AVAILABLE DATA:

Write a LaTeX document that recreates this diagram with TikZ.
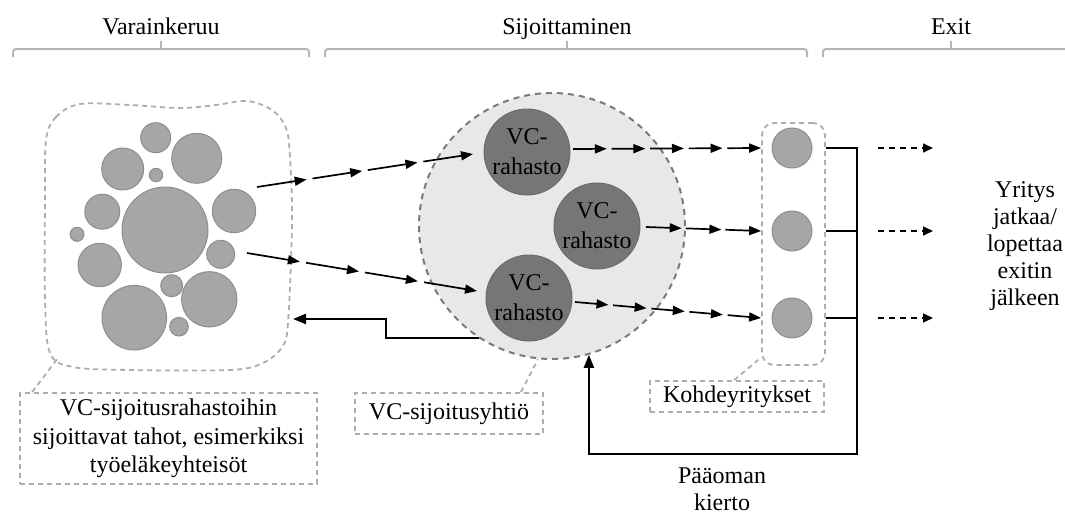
\documentclass[tikz,border=0pt]{standalone}
\usepackage{fontspec}
\setmainfont{Liberation Serif}
\usepackage{tikz}
\usetikzlibrary{calc}
\usetikzlibrary{arrows.meta}
\usetikzlibrary{positioning}
\usepackage{color}

\definecolor{poolgray}{HTML}{A6A6A6}
\definecolor{poolline}{HTML}{8E8E8E}
\definecolor{fundgray}{HTML}{767676}
\definecolor{fundline}{HTML}{6C6C6C}
\definecolor{cogray}{HTML}{E8E8E8}
\definecolor{coline}{HTML}{7A7A7A}
\definecolor{notegray}{HTML}{ADADAD}
\definecolor{bracegray}{HTML}{B5B5B5}

\tikzset{
  txt/.style={font=\fontsize{12}{15}\selectfont},
  blob/.style={fill=poolgray, draw=poolline, line width=0.5pt},
  fund/.style={circle, fill=fundgray, draw=fundline, line width=0.5pt, minimum size=43pt, inner sep=0pt, align=center, txt},
  firm/.style={circle, fill=poolgray, draw=poolline, line width=0.5pt, minimum size=20pt, inner sep=0pt},
  note/.style={draw=notegray, line width=0.9pt, dash pattern=on 2.5pt off 2pt, inner sep=0pt, align=center, txt},
  callout/.style={draw=notegray, line width=0.9pt, dash pattern=on 2.5pt off 2pt},
  brace/.style={draw=bracegray, line width=1pt, rounded corners=1.5pt},
  flow/.style={line width=0.85pt, -{Triangle[length=6pt,width=4.5pt]}},
  backline/.style={line width=1.1pt},
  backflow/.style={line width=1.1pt, -{Triangle[length=6.5pt,width=5pt]}},
  exitflow/.style={line width=0.8pt, dash pattern=on 3pt off 2.5pt, -{Triangle[length=5pt,width=4.5pt]}}
}

\begin{document}
\begin{tikzpicture}[x=0.5pt, y=-0.5pt]
            % Frame to fix the size
            \useasboundingbox (0,0) rectangle (1065,514);

            % Phases on top
            \node[txt, anchor=base] (hdrA) at (161,34) {Varainkeruu};
            \node[txt, anchor=base] (hdrB) at (567,34) {Sijoittaminen};
            \node[txt, anchor=base] (hdrC) at (951,34) {Exit};
            \draw[brace] (13,57) -- (13,49) -- (309,49) -- (309,57);
            \draw[brace] (161,49) -- (161,41);
            \draw[brace] (325,57) -- (325,49) -- (807,49) -- (807,57);
            \draw[brace] (567,49) -- (567,41);
            \draw[brace] (823,57) -- (823,49) -- (1066,49);
            \draw[brace] (951,49) -- (951,41);

            % Investors
            \draw[callout] plot[smooth cycle, tension=0.55] coordinates {
                (46,140) (56,117) (80,104) (130,105) (180,108) (216,105) (247,101)
                (272,110) (286,128) (290,157) (292,223) (288,323) (282,347) (263,363)
                (230,370) (130,370) (73,367) (50,353) (45,300) (45,200)};
            \foreach \x/\y/\r in {165/230/43, 155.7/137.7/15, 196.7/158.3/25, 122.7/169/21,
                                  156/175/6.7, 102.3/211.7/17.5, 234/211/21.7, 77/234.3/7,
                                  220.7/254.3/14, 99.7/265/21.7, 171.7/285.7/11, 209.3/299.3/27.7,
                                  134.3/317.7/32.3, 179/326.7/9.3}
                \draw[blob] (\x,\y) circle (\r);
            \coordinate (poolcorner) at (58,358);
            \coordinate (poolin) at (293,319);
            \coordinate (poolstep) at (386,319);

            % VC company and its funds
            \node[circle, fill=cogray, draw=coline, line width=1pt, dash pattern=on 3pt off 2.5pt,
                  minimum size=133pt, inner sep=0pt] (fundco) at (552,226) {};
            \node[fund] (vcA) at (527,152) {VC-\\rahasto};
            \node[fund] (vcB) at (597,226) {VC-\\rahasto};
            \node[fund] (vcC) at (529,298) {VC-\\rahasto};

            % Target companies
            \node[callout, rounded corners=6pt, minimum width=31.5pt, minimum height=121pt,
                  inner sep=0pt] (firms) at (793.5,244) {};
            \node[firm] (cA) at (792,148) {};
            \node[firm] (cB) at (792,231) {};
            \node[firm] (cC) at (792,318) {};

            % Notes
            \node[note, minimum width=148.5pt, minimum height=45.5pt,
                  font=\fontsize{12}{14.3}\selectfont] (poolnote) at (168.5,438.5)
                {VC-sijoitusrahastoihin\\sijoittavat tahot, esimerkiksi\\työeläkeyhteisöt};
            \node[note, minimum width=94pt, minimum height=20.5pt] (conote) at (449,413.5) {VC-sijoitusyhtiö};
            \node[note, minimum width=87pt, minimum height=15.5pt] (firmnote) at (737,396.5) {Kohdeyritykset};
            \draw[callout] ($(poolnote.north west)+(13,0)$) -- (poolcorner);
            \draw[callout] ($(conote.north east)+(-23,0)$) -- (fundco.-96);
            \draw[callout] ($(firmnote.north west)+(85,0)$) -- ($(firms.south west)+(-3,-6)$);

            % Money into the funds
            \coordinate (inA0) at (257,187);
            \coordinate (inA1) at (473,154);
            \coordinate (inB0) at (247,253);
            \coordinate (inB1) at (477,291);
            \foreach \s/\e in {0/0.23, 0.257/0.487, 0.513/0.743, 0.77/1} {
                \draw[flow] ($(inA0)!\s!(inA1)$) -- ($(inA0)!\e!(inA1)$);
                \draw[flow] ($(inB0)!\s!(inB1)$) -- ($(inB0)!\e!(inB1)$);
            }

            % Funds into the companies
            \coordinate (outA0) at (573,149);
            \coordinate (outB0) at (646,227);
            \coordinate (outC0) at (575,302);
            \foreach \s/\e in {0/0.18, 0.205/0.385, 0.41/0.59, 0.615/0.795, 0.82/1} {
                \draw[flow] ($(outA0)!\s!(firms.west |- cA)$) -- ($(outA0)!\e!(firms.west |- cA)$);
                \draw[flow] ($(outC0)!\s!(firms.west |- cC)$) -- ($(outC0)!\e!(firms.west |- cC)$);
            }
            \foreach \s/\e in {0/0.31, 0.345/0.655, 0.69/1}
                \draw[flow] ($(outB0)!\s!(firms.west |- cB)$) -- ($(outB0)!\e!(firms.west |- cB)$);

            % Capital returns
            \coordinate (railbot) at (857,454);
            \draw[backflow] (firms.east |- cA) -| (railbot) -| (fundco.-74);
            \draw[backline] (firms.east |- cB) -- (railbot |- cB);
            \draw[backline] (firms.east |- cC) -- (railbot |- cC);
            \draw[backflow] (fundco.237) -| (poolstep) -- (poolin);
            \node[txt, align=center, font=\fontsize{12}{13.5}\selectfont] (cycle) at (722,489) {Pääoman\\kierto};

            % Exit
            \coordinate (exitA) at (878,0);
            \coordinate (exitB) at (933,0);
            \foreach \c in {cA,cB,cC}
                \draw[exitflow] (exitA |- \c) -- (exitB |- \c);
            \node[txt, align=center, font=\fontsize{12}{13.5}\selectfont] (fate) at (1025,246)
                {Yritys\\jatkaa/\\lopettaa\\exitin\\jälkeen};
        \end{tikzpicture}
\end{document}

WHAT IS EXPECTED: Set the lines above down again, word for word, from the first through the one containing "(0,0) rectangle (1065,514);"; pictures excluded.

TASK OUTPUT:
Write a LaTeX document that recreates this diagram with TikZ.
\documentclass[tikz,border=0pt]{standalone}
\usepackage{fontspec}
\setmainfont{Liberation Serif}
\usepackage{tikz}
\usetikzlibrary{calc}
\usetikzlibrary{arrows.meta}
\usetikzlibrary{positioning}
\usepackage{color}

\definecolor{poolgray}{HTML}{A6A6A6}
\definecolor{poolline}{HTML}{8E8E8E}
\definecolor{fundgray}{HTML}{767676}
\definecolor{fundline}{HTML}{6C6C6C}
\definecolor{cogray}{HTML}{E8E8E8}
\definecolor{coline}{HTML}{7A7A7A}
\definecolor{notegray}{HTML}{ADADAD}
\definecolor{bracegray}{HTML}{B5B5B5}

\tikzset{
  txt/.style={font=\fontsize{12}{15}\selectfont},
  blob/.style={fill=poolgray, draw=poolline, line width=0.5pt},
  fund/.style={circle, fill=fundgray, draw=fundline, line width=0.5pt, minimum size=43pt, inner sep=0pt, align=center, txt},
  firm/.style={circle, fill=poolgray, draw=poolline, line width=0.5pt, minimum size=20pt, inner sep=0pt},
  note/.style={draw=notegray, line width=0.9pt, dash pattern=on 2.5pt off 2pt, inner sep=0pt, align=center, txt},
  callout/.style={draw=notegray, line width=0.9pt, dash pattern=on 2.5pt off 2pt},
  brace/.style={draw=bracegray, line width=1pt, rounded corners=1.5pt},
  flow/.style={line width=0.85pt, -{Triangle[length=6pt,width=4.5pt]}},
  backline/.style={line width=1.1pt},
  backflow/.style={line width=1.1pt, -{Triangle[length=6.5pt,width=5pt]}},
  exitflow/.style={line width=0.8pt, dash pattern=on 3pt off 2.5pt, -{Triangle[length=5pt,width=4.5pt]}}
}

\begin{document}
\begin{tikzpicture}[x=0.5pt, y=-0.5pt]
            % Frame to fix the size
            \useasboundingbox (0,0) rectangle (1065,514);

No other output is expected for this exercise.